## WHAT YOU ARE ASKED TO DO:
Transcribe the listing that follows in full, omitting pictures.

--- SUPPLIED MATERIAL ---

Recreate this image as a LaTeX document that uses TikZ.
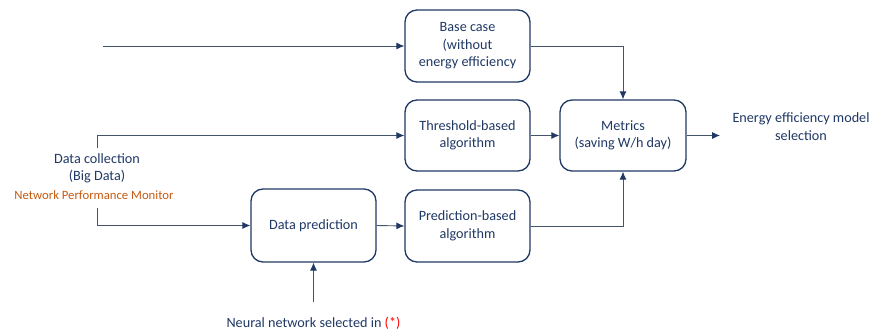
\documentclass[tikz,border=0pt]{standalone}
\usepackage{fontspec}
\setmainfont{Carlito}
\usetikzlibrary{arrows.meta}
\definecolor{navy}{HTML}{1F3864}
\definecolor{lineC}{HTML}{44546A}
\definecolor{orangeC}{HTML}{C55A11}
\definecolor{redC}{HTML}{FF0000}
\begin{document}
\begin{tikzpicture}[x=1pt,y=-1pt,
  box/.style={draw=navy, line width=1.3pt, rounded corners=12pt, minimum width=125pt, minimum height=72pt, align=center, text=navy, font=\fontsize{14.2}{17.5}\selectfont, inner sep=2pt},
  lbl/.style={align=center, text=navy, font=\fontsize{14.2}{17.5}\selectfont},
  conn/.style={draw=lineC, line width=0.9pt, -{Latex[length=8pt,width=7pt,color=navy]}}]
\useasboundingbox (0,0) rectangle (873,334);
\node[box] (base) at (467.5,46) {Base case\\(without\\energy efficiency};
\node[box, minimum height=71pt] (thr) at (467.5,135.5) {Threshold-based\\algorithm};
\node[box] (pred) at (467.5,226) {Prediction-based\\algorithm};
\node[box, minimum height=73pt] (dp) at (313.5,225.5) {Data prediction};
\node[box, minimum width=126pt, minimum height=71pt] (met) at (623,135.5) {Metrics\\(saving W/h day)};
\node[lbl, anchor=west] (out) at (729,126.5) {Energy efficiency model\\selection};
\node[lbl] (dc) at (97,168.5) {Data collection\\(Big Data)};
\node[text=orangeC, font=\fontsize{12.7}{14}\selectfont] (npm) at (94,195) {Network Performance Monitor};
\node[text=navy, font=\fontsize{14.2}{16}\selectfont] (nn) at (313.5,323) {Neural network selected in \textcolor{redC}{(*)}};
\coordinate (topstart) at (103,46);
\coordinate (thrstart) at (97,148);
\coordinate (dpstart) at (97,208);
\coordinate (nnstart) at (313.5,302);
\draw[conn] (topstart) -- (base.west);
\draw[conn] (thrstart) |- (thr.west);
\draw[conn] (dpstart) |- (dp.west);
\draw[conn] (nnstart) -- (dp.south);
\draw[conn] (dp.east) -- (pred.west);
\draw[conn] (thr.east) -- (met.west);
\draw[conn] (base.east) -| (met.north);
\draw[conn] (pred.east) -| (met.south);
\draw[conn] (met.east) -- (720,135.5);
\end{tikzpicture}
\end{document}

---

## IN RESPONSE:
Recreate this image as a LaTeX document that uses TikZ.
\documentclass[tikz,border=0pt]{standalone}
\usepackage{fontspec}
\setmainfont{Carlito}
\usetikzlibrary{arrows.meta}
\definecolor{navy}{HTML}{1F3864}
\definecolor{lineC}{HTML}{44546A}
\definecolor{orangeC}{HTML}{C55A11}
\definecolor{redC}{HTML}{FF0000}
\begin{document}
\begin{tikzpicture}[x=1pt,y=-1pt,
  box/.style={draw=navy, line width=1.3pt, rounded corners=12pt, minimum width=125pt, minimum height=72pt, align=center, text=navy, font=\fontsize{14.2}{17.5}\selectfont, inner sep=2pt},
  lbl/.style={align=center, text=navy, font=\fontsize{14.2}{17.5}\selectfont},
  conn/.style={draw=lineC, line width=0.9pt, -{Latex[length=8pt,width=7pt,color=navy]}}]
\useasboundingbox (0,0) rectangle (873,334);
\node[box] (base) at (467.5,46) {Base case\\(without\\energy efficiency};
\node[box, minimum height=71pt] (thr) at (467.5,135.5) {Threshold-based\\algorithm};
\node[box] (pred) at (467.5,226) {Prediction-based\\algorithm};
\node[box, minimum height=73pt] (dp) at (313.5,225.5) {Data prediction};
\node[box, minimum width=126pt, minimum height=71pt] (met) at (623,135.5) {Metrics\\(saving W/h day)};
\node[lbl, anchor=west] (out) at (729,126.5) {Energy efficiency model\\selection};
\node[lbl] (dc) at (97,168.5) {Data collection\\(Big Data)};
\node[text=orangeC, font=\fontsize{12.7}{14}\selectfont] (npm) at (94,195) {Network Performance Monitor};
\node[text=navy, font=\fontsize{14.2}{16}\selectfont] (nn) at (313.5,323) {Neural network selected in \textcolor{redC}{(*)}};
\coordinate (topstart) at (103,46);
\coordinate (thrstart) at (97,148);
\coordinate (dpstart) at (97,208);
\coordinate (nnstart) at (313.5,302);
\draw[conn] (topstart) -- (base.west);
\draw[conn] (thrstart) |- (thr.west);
\draw[conn] (dpstart) |- (dp.west);
\draw[conn] (nnstart) -- (dp.south);
\draw[conn] (dp.east) -- (pred.west);
\draw[conn] (thr.east) -- (met.west);
\draw[conn] (base.east) -| (met.north);
\draw[conn] (pred.east) -| (met.south);
\draw[conn] (met.east) -- (720,135.5);
\end{tikzpicture}
\end{document}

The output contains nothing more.